Maria ha un cuore di madre che palpita di stupore per quel che si dice del figlio: come la capiscono bene i genitori orgogliosi delle loro creature! La spada annuncia il suo stare sotto la croce con coraggio enorme per non abbandonare alla solitudine quel suo figlio di cui lei stessa è figlia. Riceve da Simeone una “dedica” di quelle che non si dimenticano, un messaggio che la fa risaltare come figura del nuovo Israele, cioè della chiesa, il popolo nato grazie alle sue parole: «Avvenga per me secondo la tua parola». Figura delle madri che sanno soffrire, con fortezza, nella fede.
Giuseppe è benedetto insieme alla sua sposa e di certo non ha un gran tenore di vita: l’offerta per il figlio primogenito è la più piccola prevista. Senza forzare il testo possiamo intuire che tanto pochi soldi vi erano in quella famiglia, tanto robusta e concreta era la fede in Dio: insistentemente il testo ricorda infatti l’osservanza fedele alle prescrizioni della legge. Inoltre, non era necessario portare il bambino al tempio a Gerusalemme. Evidentemente Giuseppe e Maria non si appiattiscono sul “minimo sindacale” della fede che connota tristemente la pratica di qualche cristiano.
Simeone è descritto come uomo giusto e pio, dove questo secondo aggettivo letteralmente designa chi prende bene, cioè chi riceve, accoglie e comprende in maniera adeguata. Prende e riceve bene fra le sue braccia Gesù... e ben coglie-comprende il senso di quel che avviene; figura di ogni credente, chiamato a ricevere, “tenere bene” e comprendere quel che Dio dà. Ha occhi penetranti che vedono la salvezza potente di Dio nella fragilità di un neonato di quaranta giorni appena. Sa aspettare e scrutare senza farsi trovare impreparato.
Anna Donna 84enne che rappresenta il dono di anziani che abbiano maturato una grande sapienza di vita (che non è l’accumulare anni quanto l’andare in profondità). È donna fatta interamente preghiera, senza risparmio e senza recriminare per la sua situazione di certo non facile (al tempo per le vedove la quotidianità era dura).
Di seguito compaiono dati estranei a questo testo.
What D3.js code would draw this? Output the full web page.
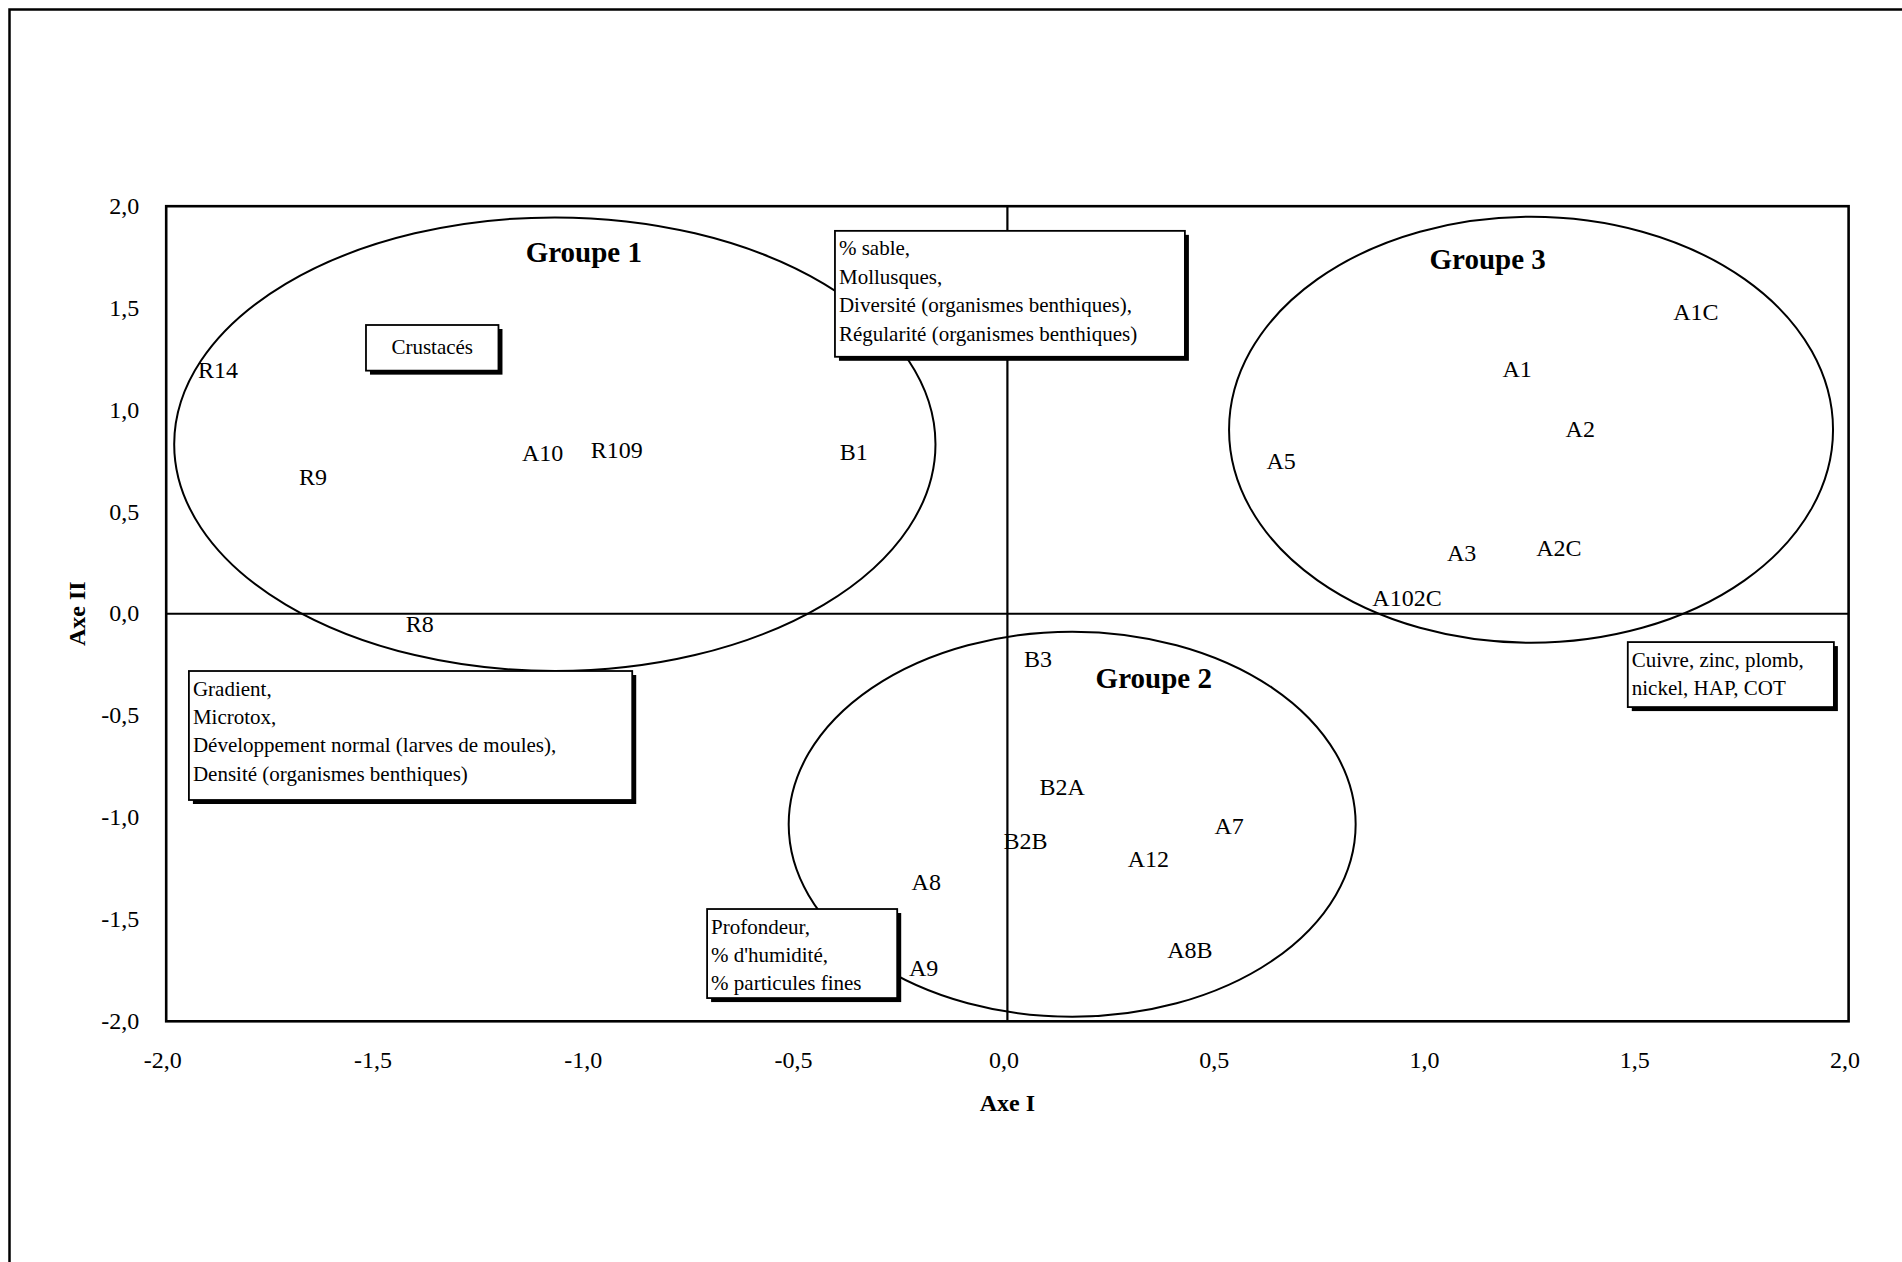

Piace immaginare che il suo sia stato un canto di lode, un canto festoso, prorompente da un’intera esistenza dedicata ad amare Dio sopra ogni altra cosa.
Mille candele
«Una candela accesa ne accende mille spente, ma mille candele spente non accendono nessuna candela».
Occorre ardere per accendere: la festa della Presentazione del Signore ti affida una candela da tenere accesa. Giovanni Paolo II al termine della memorabile Giornata mondiale della gioventù del 2000 ha lasciato una consegna bellissima alla marea di giovani là accorsi: «Se sarete quello che dovete essere, metterete fuoco in tutto il mondo!». Il papa riprendeva una espressione di Caterina da Siena, donna straordinaria capace di smuovere il papa e altri potenti in quei tempi di dura crisi civile, sociale ed ecclesiale.
La luce è stata accesa il giorno del battesimo ed è stata irrobustita il giorno della cresima; ogni volta che partecipi con fede autentica all’eucaristia prende nuovo vigore. E voi sposi sperimentate ogni giorno che la fiamma accesa con il sacramento del matrimonio dà luce, forza e bellezza al vostro amore.
Mille fattori negativi co-spirano (nel senso letterale del termine) per spegnere quella fiamma; cospira la tua debolezza e cospira il tuo Nemico; cospira il vento gelido di un mondo idolatrico e cospira la fragilità del nostro essere comunità a tratti un po’ rassegnate. La fiamma può affievolirsi: a noi il lieto compito di rinvigorirla e dilatarla aprendoci al dono dello Spirito.